Opinion
C.A. No. 08C-09-065 JAP.
Submitted: April 17, 2009.
Decided: April 21, 2009.
On Reargument.
Michael W. Arrington, Esquire, Wilmington, Delaware, Attorney for Plaintiffs.
Richard L. Abbott, Esquire, Hockessin, Delaware, Attorney for Defendants.
This case proves the adage that "no good deed goes unpunished." In this condemnation case DelDOT had to choose between two valuation methods. It chose the one which, according to the unrebutted evidence, yielded the higher offer to the property owners. Now those owners make this choice the focal point of their motion for reargument.
The purpose of a motion for reargument made pursuant to Superior Court Civil Rule 59(e) is to provide the trial court with an opportunity to reconsider a matter and to correct any alleged legal or factual errors prior to an appeal. A motion for reargument is not a device for raising new arguments, stringing out the length of time to make an argument, or rehashing the arguments already decided by the court. The only issue on a motion for reargument is "whether the court overlooked something that would have changed the outcome of the underlying decision."
Bowen v. E.I. duPont de Nemours and Co., Inc., 879 A.2d 920 (Del. 2005).
Hennegan v. Cardiology Consultants, P.A., 2008 WL 4152678 (Del.Super. Sept. 9, 2008)
McElroy v. Shell Petroleum, Inc., 1992 WL 397468 (Del.Supr. Nov. 24, 1992).
The central issue in the Teagues' motion for reargument is DelDOT's decision to use the strip valuation method rather than the before and after method to determine the amount of its offer to the Teagues. This Court accepted DelDOT's use of the strip method under the circumstances of this case because of the unrebutted evidence that this method resulted in a higher offer to the Teagues than the before-and-after would have yielded.
The Teagues argument is largely a rehash of their previous contentions and therefore does not require this Court to repeat its earlier holding. One of the Teagues' assertions, however, warrants some comment. In their motion for reargument they dispute this Court's conclusion that the unrebutted evidence shows that the strip valuation method is more favorable to them. They contend that "Mr. Teague expressly rebutted this through testimony that his property was seriously harmed — i.e. eliminating access." They are presumably referring to Mr. Teague's testimony that construction of the median barrier on Route 7 will have an adverse impact on his auto parts business. Their argument fails for either of two reasons. First, the construction of the median barrier, although part of the Route 7 project, is distinct from the taking of the portion of the Teagues' property. Second, even assuming that construction of the median barrier requires compensation to the Teagues for the loss of business, the Teagues failed to offer any evidence of the amount of that loss which the Court could use to determine the reasonableness of DelDOT's offer.
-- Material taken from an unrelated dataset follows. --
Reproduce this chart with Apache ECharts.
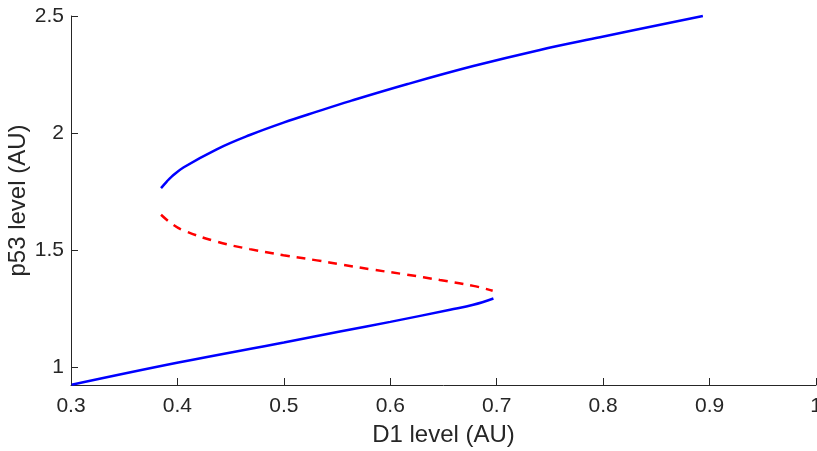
<!DOCTYPE html>
<html>
<head>
<meta charset="utf-8">
<script src="https://cdn.jsdelivr.net/npm/echarts@6/dist/echarts.min.js"></script>
<style>html,body{margin:0;padding:0;background:#fff}#c{width:817px;height:451px}</style>
</head>
<body>
<div id="c"></div>
<script>
const xTicks = [0.3, 0.4, 0.5, 0.6, 0.7, 0.8, 0.9, 1];
const yTicks = [1, 1.5, 2, 2.5];

const upperX = [0.3846, 0.3900, 0.3946, 0.4056, 0.4369, 0.468, 0.4996, 0.531, 0.5622, 0.6155, 0.678, 0.7406, 0.797, 0.8937];
const upperY = [1.764, 1.792, 1.813, 1.852, 1.930, 1.991, 2.044, 2.091, 2.136, 2.208, 2.286, 2.355, 2.409, 2.5];

const middleX = [0.3846, 0.3946, 0.4056, 0.4369, 0.468, 0.4996, 0.531, 0.5544, 0.5841, 0.6155, 0.6466, 0.678, 0.6962];
const middleY = [1.650, 1.612, 1.583, 1.535, 1.503, 1.477, 1.455, 1.437, 1.415, 1.394, 1.371, 1.346, 1.325];

const lowerX = [0.3006, 0.4008, 0.500, 0.5527, 0.6, 0.6562, 0.678, 0.6969];
const lowerY = [0.923, 1.018, 1.104, 1.151, 1.192, 1.244, 1.265, 1.292];

const zip = (a, b) => a.map((v, i) => [v, b[i]]);
const FONT = '"Liberation Sans", Arial, Helvetica, sans-serif';
const TXT = '#262626';

const chart = echarts.init(document.getElementById('c'), null, {renderer: 'canvas'});
chart.setOption({
  animation: false,
  backgroundColor: '#fff',
  grid: {left: 71, right: 1, top: 16, bottom: 66, containLabel: false, outerBoundsMode: 'none'},
  xAxis: {
    type: 'value', min: 0.3, max: 1,
    name: 'D1 level (AU)', nameLocation: 'middle', nameGap: 38, nameMoveOverlap: false,
    nameTextStyle: {fontFamily: FONT, fontSize: 24, color: TXT},
    axisLine: {show: true, lineStyle: {color: TXT, width: 1}},
    axisTick: {show: true, inside: true, length: 7, customValues: xTicks, lineStyle: {color: TXT}},
    axisLabel: {customValues: xTicks, margin: 11, fontFamily: FONT, fontSize: 21, color: TXT,
      formatter: v => String(Math.round(v * 10) / 10)},
    splitLine: {show: false}
  },
  yAxis: {
    type: 'value', min: 0.922, max: 2.5,
    name: 'p53 level (AU)', nameLocation: 'middle', nameGap: 41, nameMoveOverlap: false,
    nameTextStyle: {fontFamily: FONT, fontSize: 24, color: TXT},
    axisLine: {show: true, lineStyle: {color: TXT, width: 1}},
    axisTick: {show: true, inside: true, length: 7, customValues: yTicks, lineStyle: {color: TXT}},
    axisLabel: {customValues: yTicks, margin: 7, fontFamily: FONT, fontSize: 21, color: TXT,
      formatter: v => String(v)},
    splitLine: {show: false}
  },
  series: [
    {type: 'line', data: zip(upperX, upperY), smooth: 0.4, symbol: 'none', clip: false,
      lineStyle: {color: '#0000ff', width: 2.5}},
    {type: 'line', data: zip(middleX, middleY), smooth: 0.4, symbol: 'none', clip: false,
      lineStyle: {color: '#ff0000', width: 2.5, type: [9, 7]}},
    {type: 'line', data: zip(lowerX, lowerY), smooth: 0.4, symbol: 'none', clip: false,
      lineStyle: {color: '#0000ff', width: 2.5}}
  ]
});
</script>
</body>
</html>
This assertion is factually inaccurate. There was no testimony at all that the modifications to Route 7 will "eliminate" access to the Teagues' to the property. It was agreed by all the witnesses, including Mr. Teague, that there will still be access to the property from southbound Route 7
As noted in the Court's opinion, it is important to keep in mind the current stage of the proceedings. The Court is not now required to determine the final compensation due the Teagues. Rather the issue currently before the Court is whether DelDOT made an offer "which it reasonably believed is just compensation." Although precedent in this State seemingly counsels application of the before and after valuation method in partial taking cases, DelDOT's choice of the more generous method (in this instance anyway) satisfies its obligation to make a good faith offer of compensation.
29 Del.C. § 9505 (3).
For the foregoing reasons, the motion for reargument is DENIED.